Reinforcement Learning - Warrior
Overview
My friend and I are in the process of making a simple VR game. The game is going to be a sort of free-for-all fighting game, but we wanted the opponents to be very challenging, to the point where you have to practice to beat them. I could hard code a bunch of rules for the enemies, but I decided to see if I could train a neural network to control the enemy instead. So this project is trying to train a neural network that is able to fight as well as, or better than, a human.
How it Works
I am using MuJoCo for the training environment. Mujoco is a physics engine currently owned and maintained by DeepMind. It is very fast, and has Python bindings which makes it easy to use with Pytorch, the ML framework I have chosen to use for this project. The network controls the humanoid model with 21 values which correspond to actuators for each of the joints. As input, the network takes (1) the position and velocity of all its joints and the joints of its opponent and (2) the distance to it’s opponent. The eventual goal is to have the agent train in an environment with many agents, but for now I have simplified it to one on one competition.

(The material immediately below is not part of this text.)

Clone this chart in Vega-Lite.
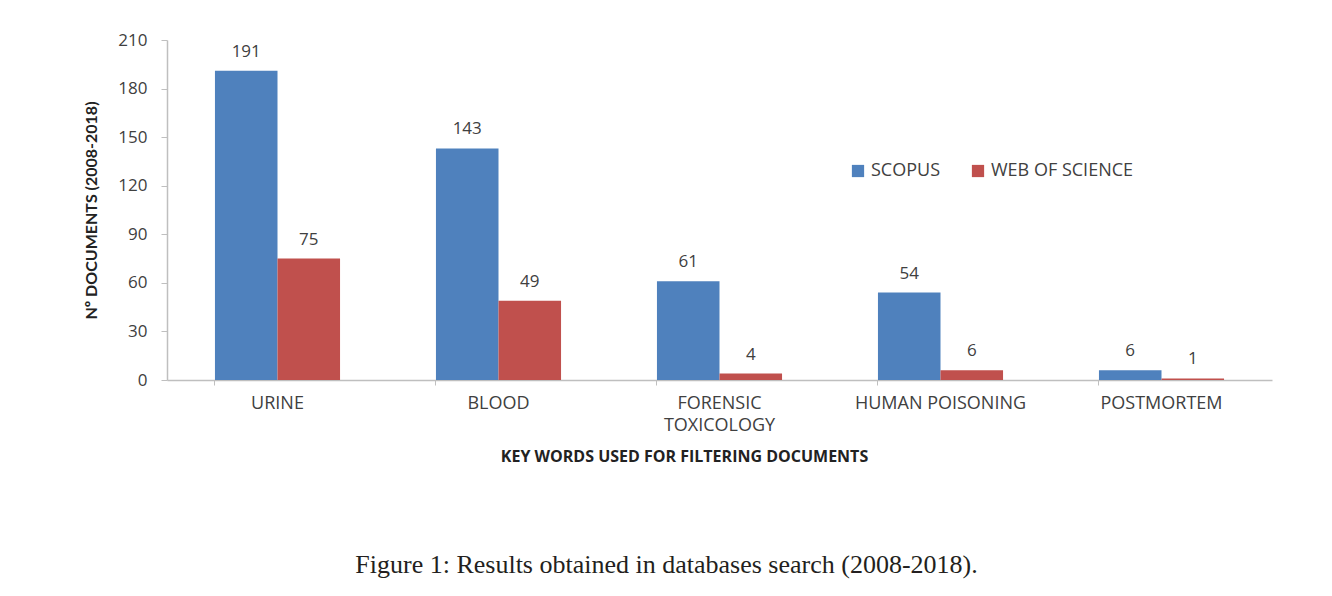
{
  "$schema": "https://vega.github.io/schema/vega-lite/v6.json",
  "width": 1105,
  "height": 340,
  "autosize": "none",
  "padding": {"left": 167, "top": 40, "right": 60, "bottom": 216},
  "background": "white",
  "title": {
    "text": "Figure 1: Results obtained in databases search (2008-2018).",
    "orient": "bottom",
    "anchor": "middle",
    "dx": -53,
    "offset": 88,
    "font": "Liberation Serif",
    "fontSize": 26,
    "fontWeight": "normal",
    "color": "#231f20"
  },
  "data": {
    "values": [
      {"keyword": "URINE", "source": "SCOPUS", "value": 191},
      {"keyword": "URINE", "source": "WEB OF SCIENCE", "value": 75},
      {"keyword": "BLOOD", "source": "SCOPUS", "value": 143},
      {"keyword": "BLOOD", "source": "WEB OF SCIENCE", "value": 49},
      {"keyword": "FORENSIC TOXICOLOGY", "source": "SCOPUS", "value": 61},
      {"keyword": "FORENSIC TOXICOLOGY", "source": "WEB OF SCIENCE", "value": 4},
      {"keyword": "HUMAN POISONING", "source": "SCOPUS", "value": 54},
      {"keyword": "HUMAN POISONING", "source": "WEB OF SCIENCE", "value": 6},
      {"keyword": "POSTMORTEM", "source": "SCOPUS", "value": 6},
      {"keyword": "POSTMORTEM", "source": "WEB OF SCIENCE", "value": 1}
    ]
  },
  "encoding": {
    "x": {
      "field": "keyword",
      "type": "nominal",
      "sort": null,
      "scale": {"paddingInner": 0.434, "paddingOuter": 0.217},
      "axis": {
        "title": "KEY WORDS USED FOR FILTERING DOCUMENTS",
        "titleFont": "Open Sans",
        "titleFontSize": 16,
        "titleFontWeight": "bold",
        "titleColor": "#222222",
        "titleX": 517,
        "titlePadding": 14,
        "labelAngle": 0,
        "labelFont": "Open Sans",
        "labelFontSize": 18,
        "labelColor": "#404040",
        "labelPadding": 9,
        "labelLineHeight": 22,
        "labelExpr": "datum.value == 'FORENSIC TOXICOLOGY' ? ['FORENSIC', 'TOXICOLOGY'] : datum.value",
        "bandPosition": 0,
        "tickSize": 5,
        "tickColor": "#bfbfbf",
        "domainColor": "#bfbfbf",
        "domainWidth": 1.5,
        "grid": false
      }
    },
    "xOffset": {"field": "source", "type": "nominal", "sort": ["SCOPUS", "WEB OF SCIENCE"]},
    "y": {
      "field": "value",
      "type": "quantitative",
      "scale": {"domain": [0, 210], "nice": false},
      "axis": {
        "title": "Nº DOCUMENTS (2008-2018)",
        "titleFont": "Lato",
        "titleFontSize": 16,
        "titleFontWeight": "bold",
        "titleColor": "#222222",
        "titlePadding": 18,
        "values": [0, 30, 60, 90, 120, 150, 180, 210],
        "labelFont": "Open Sans",
        "labelFontSize": 17,
        "labelColor": "#404040",
        "labelPadding": 14,
        "tickSize": 6,
        "tickColor": "#bfbfbf",
        "domainColor": "#bfbfbf",
        "domainWidth": 1.5,
        "grid": false
      }
    }
  },
  "layer": [
    {
      "mark": {"type": "bar"},
      "encoding": {
        "color": {
          "field": "source",
          "type": "nominal",
          "sort": ["SCOPUS", "WEB OF SCIENCE"],
          "scale": {"domain": ["SCOPUS", "WEB OF SCIENCE"], "range": ["#4f81bd", "#c0504d"]},
          "legend": {
            "title": null,
            "orient": "none",
            "legendX": 682,
            "legendY": 122,
            "direction": "horizontal",
            "symbolType": "square",
            "symbolSize": 150,
            "symbolStrokeWidth": 0,
            "labelFont": "Open Sans",
            "labelFontSize": 18,
            "labelColor": "#404040",
            "columnPadding": 28
          }
        }
      }
    },
    {
      "mark": {"type": "text", "baseline": "bottom", "dy": -10, "font": "Open Sans", "fontSize": 17, "color": "#404040"},
      "encoding": {"text": {"field": "value", "type": "quantitative"}}
    }
  ],
  "config": {
    "view": {"stroke": null}
  }
}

At the moment I am seperating the training into phases. Each phase will have a different reward system. The idea is that the agent/network learns to do tasks with increasing levels of difficulty instead of it learning to box from scratch.
- Phase 1 - Standing:
- I will first train the agent to stand, the velocities and positions of the other agent will be set randomly each training step, I think this will make the model avoid developing a dependency on those inputs in this phase.
- Rewards:
- How high the head is
- How upright the torso is
- Phase 2 - Moving:
- I will train the model to move around without falling over. Other agent’s velocities and positions will still be randomized.
- Rewards:
- I will reward it for maintaining a certain distance from the other agent. I will move the other agent around manually, and the learning agent will have to learn how to move effectively to maintain a certain distance.
- How high the head is (reward amount lessened, but still implemented so it doesn’t completely unlearn standing)
- How upright the torso is (reward amount lessened, but still implemented so it doesn’t completely unlearn standing)
- Phase 3 - Boxing:
- Training the agents to box eachother.
- Rewards:
- Hitting the other agent with your fist
- Negative reward for getting hit by the other agent
- How high the head is (reward amount lessened, but still implemented so it doesn’t completely unlearn standing)
- How upright the torso is (reward amount lessened, but still implemented so it doesn’t completely unlearn standing)
- No more reward for moving, I am not sure what will happen when i take that reward away, I am also not entirely sure that reward will be helpful in the learning process. I will experiment with removing Phase 2.
- Phase 4 - Weapons?:
- If I am satisfied with the performance of the boxing, I will consider adding weapons.
What’s next?
Adding an Actor-Critic network architecture so I can have the network output continuous actions instead of discrete actions. Then I will retrain Phase 1 of the network.